Return a copy of every line in the records that includes the word "source".

--*--

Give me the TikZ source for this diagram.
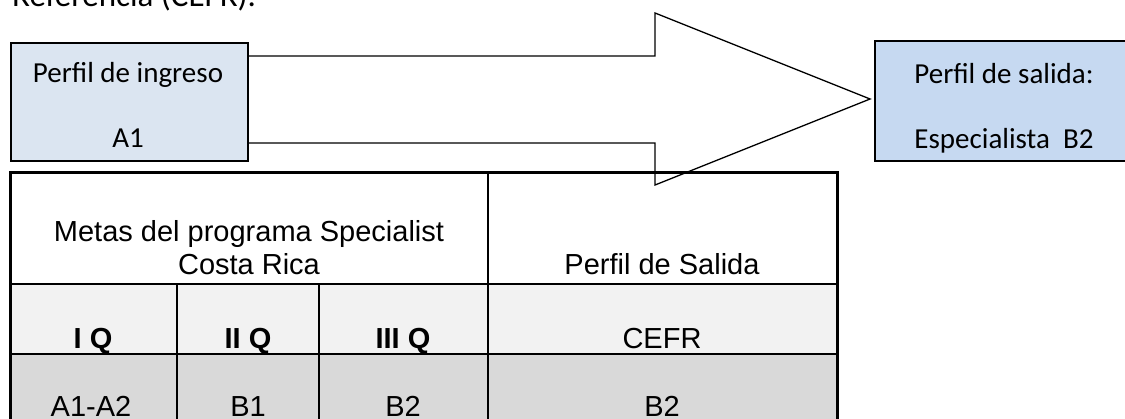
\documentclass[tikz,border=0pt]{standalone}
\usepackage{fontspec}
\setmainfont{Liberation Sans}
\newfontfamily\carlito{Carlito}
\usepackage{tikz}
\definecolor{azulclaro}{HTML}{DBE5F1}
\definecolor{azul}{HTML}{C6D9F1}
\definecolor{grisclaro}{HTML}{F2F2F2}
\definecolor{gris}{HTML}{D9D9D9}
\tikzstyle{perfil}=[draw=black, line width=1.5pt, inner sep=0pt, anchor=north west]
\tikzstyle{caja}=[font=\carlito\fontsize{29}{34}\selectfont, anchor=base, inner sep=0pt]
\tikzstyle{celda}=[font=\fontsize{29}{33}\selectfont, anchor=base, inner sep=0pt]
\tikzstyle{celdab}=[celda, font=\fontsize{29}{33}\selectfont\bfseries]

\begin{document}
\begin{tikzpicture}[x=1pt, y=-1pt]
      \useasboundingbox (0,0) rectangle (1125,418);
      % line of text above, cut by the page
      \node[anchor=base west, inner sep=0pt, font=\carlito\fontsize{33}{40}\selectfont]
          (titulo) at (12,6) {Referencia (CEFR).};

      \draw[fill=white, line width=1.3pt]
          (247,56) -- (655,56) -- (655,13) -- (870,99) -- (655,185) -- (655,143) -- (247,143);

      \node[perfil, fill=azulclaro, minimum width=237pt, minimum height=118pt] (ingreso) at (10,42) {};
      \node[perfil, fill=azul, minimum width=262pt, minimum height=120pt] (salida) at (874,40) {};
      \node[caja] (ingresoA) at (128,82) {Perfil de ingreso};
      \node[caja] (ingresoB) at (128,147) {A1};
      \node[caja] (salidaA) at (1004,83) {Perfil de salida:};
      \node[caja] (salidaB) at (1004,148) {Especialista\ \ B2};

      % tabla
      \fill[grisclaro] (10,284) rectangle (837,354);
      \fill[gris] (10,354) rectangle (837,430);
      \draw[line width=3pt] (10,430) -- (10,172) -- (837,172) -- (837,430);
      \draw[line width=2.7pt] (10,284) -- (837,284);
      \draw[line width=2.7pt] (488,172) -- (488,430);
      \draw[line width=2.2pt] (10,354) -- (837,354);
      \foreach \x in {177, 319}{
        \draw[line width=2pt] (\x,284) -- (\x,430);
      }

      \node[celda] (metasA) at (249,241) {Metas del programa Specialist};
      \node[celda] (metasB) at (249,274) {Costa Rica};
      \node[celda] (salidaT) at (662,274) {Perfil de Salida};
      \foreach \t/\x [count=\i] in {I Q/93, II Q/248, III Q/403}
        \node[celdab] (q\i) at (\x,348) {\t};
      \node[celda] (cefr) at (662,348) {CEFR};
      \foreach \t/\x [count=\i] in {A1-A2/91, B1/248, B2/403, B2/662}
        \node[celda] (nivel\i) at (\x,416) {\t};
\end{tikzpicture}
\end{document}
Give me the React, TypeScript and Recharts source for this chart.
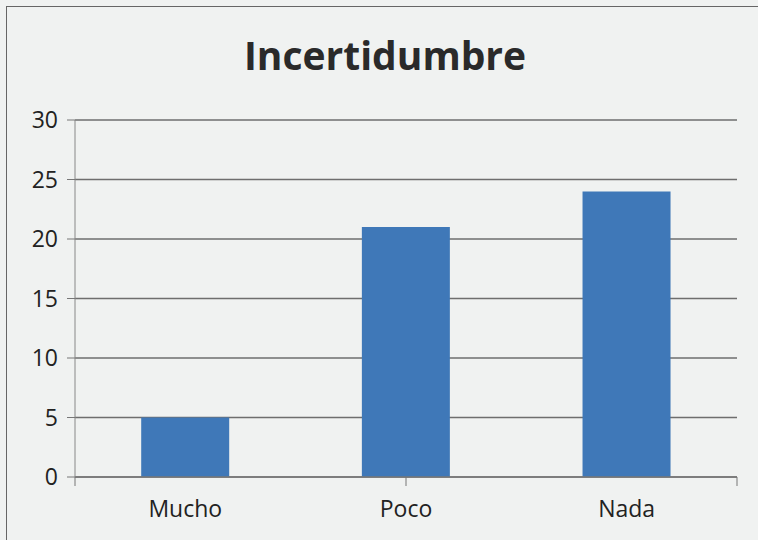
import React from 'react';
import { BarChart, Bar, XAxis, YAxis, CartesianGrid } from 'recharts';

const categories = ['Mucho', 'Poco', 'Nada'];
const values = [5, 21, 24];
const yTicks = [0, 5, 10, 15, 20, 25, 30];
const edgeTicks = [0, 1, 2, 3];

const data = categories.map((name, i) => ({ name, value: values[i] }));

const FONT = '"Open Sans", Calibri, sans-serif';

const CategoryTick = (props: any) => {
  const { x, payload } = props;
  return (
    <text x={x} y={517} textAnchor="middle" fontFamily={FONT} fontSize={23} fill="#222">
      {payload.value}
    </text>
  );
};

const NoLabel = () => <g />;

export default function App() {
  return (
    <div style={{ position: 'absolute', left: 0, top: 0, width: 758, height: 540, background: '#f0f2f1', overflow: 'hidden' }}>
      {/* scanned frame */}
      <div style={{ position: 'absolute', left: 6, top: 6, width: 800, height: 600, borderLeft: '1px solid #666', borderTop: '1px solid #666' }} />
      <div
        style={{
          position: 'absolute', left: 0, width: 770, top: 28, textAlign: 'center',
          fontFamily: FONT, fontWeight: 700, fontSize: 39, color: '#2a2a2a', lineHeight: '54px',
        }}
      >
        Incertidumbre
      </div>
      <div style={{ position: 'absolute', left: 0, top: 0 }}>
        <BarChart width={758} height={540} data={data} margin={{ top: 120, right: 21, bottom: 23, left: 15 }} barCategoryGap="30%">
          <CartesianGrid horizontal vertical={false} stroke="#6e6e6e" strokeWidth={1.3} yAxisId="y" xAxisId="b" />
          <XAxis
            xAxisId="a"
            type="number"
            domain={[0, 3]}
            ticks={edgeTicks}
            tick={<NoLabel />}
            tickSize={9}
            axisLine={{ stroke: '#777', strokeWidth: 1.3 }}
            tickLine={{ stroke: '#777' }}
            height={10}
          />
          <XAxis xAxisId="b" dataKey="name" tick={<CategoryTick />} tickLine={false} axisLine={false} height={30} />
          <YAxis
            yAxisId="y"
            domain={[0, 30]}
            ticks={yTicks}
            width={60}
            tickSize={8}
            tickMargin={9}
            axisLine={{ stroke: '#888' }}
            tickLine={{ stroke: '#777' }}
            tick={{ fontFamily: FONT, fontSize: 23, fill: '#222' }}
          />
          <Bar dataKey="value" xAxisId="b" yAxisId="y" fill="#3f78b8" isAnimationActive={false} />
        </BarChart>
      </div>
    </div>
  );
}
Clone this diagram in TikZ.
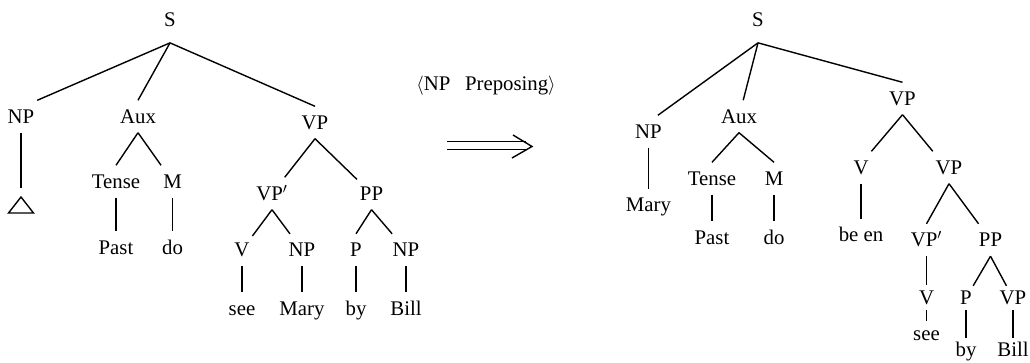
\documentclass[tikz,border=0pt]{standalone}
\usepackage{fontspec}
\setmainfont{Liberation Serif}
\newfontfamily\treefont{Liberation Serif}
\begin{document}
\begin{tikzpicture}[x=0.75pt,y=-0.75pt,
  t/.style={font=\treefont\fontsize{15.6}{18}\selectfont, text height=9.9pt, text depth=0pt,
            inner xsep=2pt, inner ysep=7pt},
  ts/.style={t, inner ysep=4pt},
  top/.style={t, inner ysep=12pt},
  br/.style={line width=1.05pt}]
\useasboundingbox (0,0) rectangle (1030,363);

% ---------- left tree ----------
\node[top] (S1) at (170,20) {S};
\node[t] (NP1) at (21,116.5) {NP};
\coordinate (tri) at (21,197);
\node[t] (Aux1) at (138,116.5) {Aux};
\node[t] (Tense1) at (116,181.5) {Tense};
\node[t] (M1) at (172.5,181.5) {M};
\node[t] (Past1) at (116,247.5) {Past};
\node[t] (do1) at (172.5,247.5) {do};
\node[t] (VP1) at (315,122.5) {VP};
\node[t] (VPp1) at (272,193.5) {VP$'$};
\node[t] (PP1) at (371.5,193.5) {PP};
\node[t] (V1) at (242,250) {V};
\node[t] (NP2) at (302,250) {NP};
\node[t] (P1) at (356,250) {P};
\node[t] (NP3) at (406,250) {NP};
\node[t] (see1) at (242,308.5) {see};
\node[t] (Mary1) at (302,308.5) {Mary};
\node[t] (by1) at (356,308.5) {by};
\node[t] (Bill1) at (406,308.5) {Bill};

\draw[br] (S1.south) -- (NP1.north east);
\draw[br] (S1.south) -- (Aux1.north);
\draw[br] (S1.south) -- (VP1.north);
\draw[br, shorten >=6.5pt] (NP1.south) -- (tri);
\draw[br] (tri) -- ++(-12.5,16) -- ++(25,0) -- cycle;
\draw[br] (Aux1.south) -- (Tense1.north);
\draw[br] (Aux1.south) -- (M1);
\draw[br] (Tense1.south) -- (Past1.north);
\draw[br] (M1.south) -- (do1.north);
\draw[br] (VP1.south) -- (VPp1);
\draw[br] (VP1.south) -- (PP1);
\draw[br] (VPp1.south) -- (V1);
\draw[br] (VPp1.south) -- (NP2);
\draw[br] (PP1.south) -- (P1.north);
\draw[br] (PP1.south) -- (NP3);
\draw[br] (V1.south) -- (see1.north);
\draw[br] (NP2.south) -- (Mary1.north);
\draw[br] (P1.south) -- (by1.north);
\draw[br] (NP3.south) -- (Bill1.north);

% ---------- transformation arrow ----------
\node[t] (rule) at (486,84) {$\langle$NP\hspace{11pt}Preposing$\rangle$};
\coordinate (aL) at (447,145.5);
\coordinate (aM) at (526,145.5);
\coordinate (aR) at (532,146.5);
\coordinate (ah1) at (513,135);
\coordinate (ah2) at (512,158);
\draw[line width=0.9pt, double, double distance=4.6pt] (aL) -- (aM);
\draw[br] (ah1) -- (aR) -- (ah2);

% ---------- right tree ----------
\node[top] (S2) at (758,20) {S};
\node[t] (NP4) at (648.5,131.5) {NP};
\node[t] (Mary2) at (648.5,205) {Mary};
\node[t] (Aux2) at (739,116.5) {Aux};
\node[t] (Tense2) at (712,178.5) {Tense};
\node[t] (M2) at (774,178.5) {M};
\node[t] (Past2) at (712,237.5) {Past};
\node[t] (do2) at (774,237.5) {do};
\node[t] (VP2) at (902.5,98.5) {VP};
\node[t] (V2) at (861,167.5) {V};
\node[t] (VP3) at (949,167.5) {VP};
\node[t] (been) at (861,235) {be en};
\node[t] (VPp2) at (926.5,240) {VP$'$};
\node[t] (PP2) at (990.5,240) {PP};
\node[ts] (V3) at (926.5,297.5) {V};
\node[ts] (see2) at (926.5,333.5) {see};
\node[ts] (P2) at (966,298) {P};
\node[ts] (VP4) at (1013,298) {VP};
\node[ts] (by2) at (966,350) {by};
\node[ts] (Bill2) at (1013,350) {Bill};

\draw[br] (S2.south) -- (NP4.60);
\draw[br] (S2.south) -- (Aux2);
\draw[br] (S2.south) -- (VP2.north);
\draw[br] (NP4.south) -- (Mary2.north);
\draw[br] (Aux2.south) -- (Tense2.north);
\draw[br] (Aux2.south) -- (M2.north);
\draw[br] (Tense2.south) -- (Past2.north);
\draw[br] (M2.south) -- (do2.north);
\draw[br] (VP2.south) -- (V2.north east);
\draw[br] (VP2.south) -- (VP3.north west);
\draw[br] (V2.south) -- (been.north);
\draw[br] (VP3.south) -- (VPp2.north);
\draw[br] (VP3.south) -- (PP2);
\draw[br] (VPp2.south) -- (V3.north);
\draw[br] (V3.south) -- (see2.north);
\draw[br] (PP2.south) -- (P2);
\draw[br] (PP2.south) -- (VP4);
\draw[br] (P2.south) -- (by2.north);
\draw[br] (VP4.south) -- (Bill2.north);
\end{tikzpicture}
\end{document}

--*--

ANSWER FOR THE TASK
Give me the TikZ source for this diagram.
Give me the React, TypeScript and Recharts source for this chart.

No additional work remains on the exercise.